Retype everything from the line that contains "Generate a Python" down to the line that contains "ax.set_ylabel(r'Stopper thickness [$\mu", inclusive, without altering or adding anything.

::: Records for the task

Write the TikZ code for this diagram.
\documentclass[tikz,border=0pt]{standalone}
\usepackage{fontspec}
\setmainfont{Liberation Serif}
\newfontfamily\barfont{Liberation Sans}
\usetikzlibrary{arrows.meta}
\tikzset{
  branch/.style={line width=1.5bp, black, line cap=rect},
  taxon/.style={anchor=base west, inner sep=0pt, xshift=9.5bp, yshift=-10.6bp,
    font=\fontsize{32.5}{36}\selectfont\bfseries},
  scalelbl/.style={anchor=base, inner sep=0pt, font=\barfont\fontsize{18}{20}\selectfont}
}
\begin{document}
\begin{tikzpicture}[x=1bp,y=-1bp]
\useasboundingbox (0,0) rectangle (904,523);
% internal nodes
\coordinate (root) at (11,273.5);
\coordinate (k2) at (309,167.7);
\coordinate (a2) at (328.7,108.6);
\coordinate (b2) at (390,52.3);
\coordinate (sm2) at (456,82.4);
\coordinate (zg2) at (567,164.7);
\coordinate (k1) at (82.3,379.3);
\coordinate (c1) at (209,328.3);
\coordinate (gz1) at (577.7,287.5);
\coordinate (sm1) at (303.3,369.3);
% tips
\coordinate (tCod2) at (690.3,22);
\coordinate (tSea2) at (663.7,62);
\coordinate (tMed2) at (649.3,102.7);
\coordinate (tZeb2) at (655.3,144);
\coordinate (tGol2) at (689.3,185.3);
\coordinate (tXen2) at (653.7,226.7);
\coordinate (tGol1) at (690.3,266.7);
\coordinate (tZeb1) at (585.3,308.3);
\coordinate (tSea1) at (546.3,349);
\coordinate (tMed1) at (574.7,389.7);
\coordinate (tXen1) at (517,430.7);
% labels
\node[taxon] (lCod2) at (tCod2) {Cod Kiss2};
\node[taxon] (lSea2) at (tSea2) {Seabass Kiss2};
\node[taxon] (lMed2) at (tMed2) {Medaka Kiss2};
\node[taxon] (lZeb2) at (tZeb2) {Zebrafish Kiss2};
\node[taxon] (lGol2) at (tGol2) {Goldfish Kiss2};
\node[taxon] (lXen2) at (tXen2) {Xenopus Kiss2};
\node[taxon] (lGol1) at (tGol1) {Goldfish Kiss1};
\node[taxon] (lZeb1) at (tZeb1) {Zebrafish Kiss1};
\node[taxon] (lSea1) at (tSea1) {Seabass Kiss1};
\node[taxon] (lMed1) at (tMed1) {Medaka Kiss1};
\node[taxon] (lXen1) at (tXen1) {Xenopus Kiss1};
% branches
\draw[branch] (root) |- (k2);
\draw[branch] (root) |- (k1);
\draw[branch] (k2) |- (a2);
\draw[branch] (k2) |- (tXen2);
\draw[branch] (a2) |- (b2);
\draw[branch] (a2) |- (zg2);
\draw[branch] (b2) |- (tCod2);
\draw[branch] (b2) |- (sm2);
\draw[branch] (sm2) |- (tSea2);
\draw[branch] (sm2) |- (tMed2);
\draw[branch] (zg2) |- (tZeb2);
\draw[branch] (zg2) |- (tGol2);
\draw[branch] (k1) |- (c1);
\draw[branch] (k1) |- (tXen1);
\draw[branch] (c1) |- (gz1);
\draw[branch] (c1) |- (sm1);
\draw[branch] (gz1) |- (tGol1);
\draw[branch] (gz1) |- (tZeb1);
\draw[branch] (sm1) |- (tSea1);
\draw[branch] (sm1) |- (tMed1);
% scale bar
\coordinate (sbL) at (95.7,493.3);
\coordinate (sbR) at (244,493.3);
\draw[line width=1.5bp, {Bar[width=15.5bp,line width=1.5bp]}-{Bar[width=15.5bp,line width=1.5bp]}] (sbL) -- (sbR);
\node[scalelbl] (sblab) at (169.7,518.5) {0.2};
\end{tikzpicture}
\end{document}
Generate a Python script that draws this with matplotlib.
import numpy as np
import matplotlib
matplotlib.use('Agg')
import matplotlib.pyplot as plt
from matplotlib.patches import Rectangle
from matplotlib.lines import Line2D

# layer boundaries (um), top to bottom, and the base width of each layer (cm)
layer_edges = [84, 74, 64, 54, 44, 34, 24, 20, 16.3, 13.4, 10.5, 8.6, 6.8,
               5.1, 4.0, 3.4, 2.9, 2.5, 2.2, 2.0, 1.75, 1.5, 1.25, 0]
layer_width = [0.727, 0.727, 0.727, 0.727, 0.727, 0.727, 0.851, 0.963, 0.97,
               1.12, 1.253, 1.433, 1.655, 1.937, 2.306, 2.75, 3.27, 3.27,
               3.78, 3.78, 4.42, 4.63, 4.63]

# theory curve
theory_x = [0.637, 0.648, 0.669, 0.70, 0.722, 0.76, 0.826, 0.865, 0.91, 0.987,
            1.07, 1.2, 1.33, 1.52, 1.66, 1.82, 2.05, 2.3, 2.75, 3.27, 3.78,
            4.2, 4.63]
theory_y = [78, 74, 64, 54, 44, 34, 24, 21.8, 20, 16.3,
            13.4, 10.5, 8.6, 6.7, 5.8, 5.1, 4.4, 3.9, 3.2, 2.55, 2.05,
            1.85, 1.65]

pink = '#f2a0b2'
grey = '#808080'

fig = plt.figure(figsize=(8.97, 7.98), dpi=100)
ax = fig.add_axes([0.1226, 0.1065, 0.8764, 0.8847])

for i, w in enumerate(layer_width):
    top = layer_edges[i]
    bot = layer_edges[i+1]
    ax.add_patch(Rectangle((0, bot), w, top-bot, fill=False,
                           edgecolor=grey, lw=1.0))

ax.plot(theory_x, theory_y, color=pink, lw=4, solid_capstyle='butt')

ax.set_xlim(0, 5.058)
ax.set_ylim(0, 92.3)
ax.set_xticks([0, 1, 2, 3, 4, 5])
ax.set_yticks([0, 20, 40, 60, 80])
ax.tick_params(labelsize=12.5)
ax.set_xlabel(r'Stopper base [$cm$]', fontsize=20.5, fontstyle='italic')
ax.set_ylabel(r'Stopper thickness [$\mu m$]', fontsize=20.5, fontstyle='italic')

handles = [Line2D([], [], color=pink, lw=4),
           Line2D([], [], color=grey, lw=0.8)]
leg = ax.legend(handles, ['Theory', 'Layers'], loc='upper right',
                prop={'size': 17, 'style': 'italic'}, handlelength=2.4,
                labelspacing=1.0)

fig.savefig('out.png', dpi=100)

::::::

▶ Result of this exercise:
Generate a Python script that draws this with matplotlib.
import numpy as np
import matplotlib
matplotlib.use('Agg')
import matplotlib.pyplot as plt
from matplotlib.patches import Rectangle
from matplotlib.lines import Line2D

# layer boundaries (um), top to bottom, and the base width of each layer (cm)
layer_edges = [84, 74, 64, 54, 44, 34, 24, 20, 16.3, 13.4, 10.5, 8.6, 6.8,
               5.1, 4.0, 3.4, 2.9, 2.5, 2.2, 2.0, 1.75, 1.5, 1.25, 0]
layer_width = [0.727, 0.727, 0.727, 0.727, 0.727, 0.727, 0.851, 0.963, 0.97,
               1.12, 1.253, 1.433, 1.655, 1.937, 2.306, 2.75, 3.27, 3.27,
               3.78, 3.78, 4.42, 4.63, 4.63]

# theory curve
theory_x = [0.637, 0.648, 0.669, 0.70, 0.722, 0.76, 0.826, 0.865, 0.91, 0.987,
            1.07, 1.2, 1.33, 1.52, 1.66, 1.82, 2.05, 2.3, 2.75, 3.27, 3.78,
            4.2, 4.63]
theory_y = [78, 74, 64, 54, 44, 34, 24, 21.8, 20, 16.3,
            13.4, 10.5, 8.6, 6.7, 5.8, 5.1, 4.4, 3.9, 3.2, 2.55, 2.05,
            1.85, 1.65]

pink = '#f2a0b2'
grey = '#808080'

fig = plt.figure(figsize=(8.97, 7.98), dpi=100)
ax = fig.add_axes([0.1226, 0.1065, 0.8764, 0.8847])

for i, w in enumerate(layer_width):
    top = layer_edges[i]
    bot = layer_edges[i+1]
    ax.add_patch(Rectangle((0, bot), w, top-bot, fill=False,
                           edgecolor=grey, lw=1.0))

ax.plot(theory_x, theory_y, color=pink, lw=4, solid_capstyle='butt')

ax.set_xlim(0, 5.058)
ax.set_ylim(0, 92.3)
ax.set_xticks([0, 1, 2, 3, 4, 5])
ax.set_yticks([0, 20, 40, 60, 80])
ax.tick_params(labelsize=12.5)
ax.set_xlabel(r'Stopper base [$cm$]', fontsize=20.5, fontstyle='italic')
ax.set_ylabel(r'Stopper thickness [$\mu m$]', fontsize=20.5, fontstyle='italic')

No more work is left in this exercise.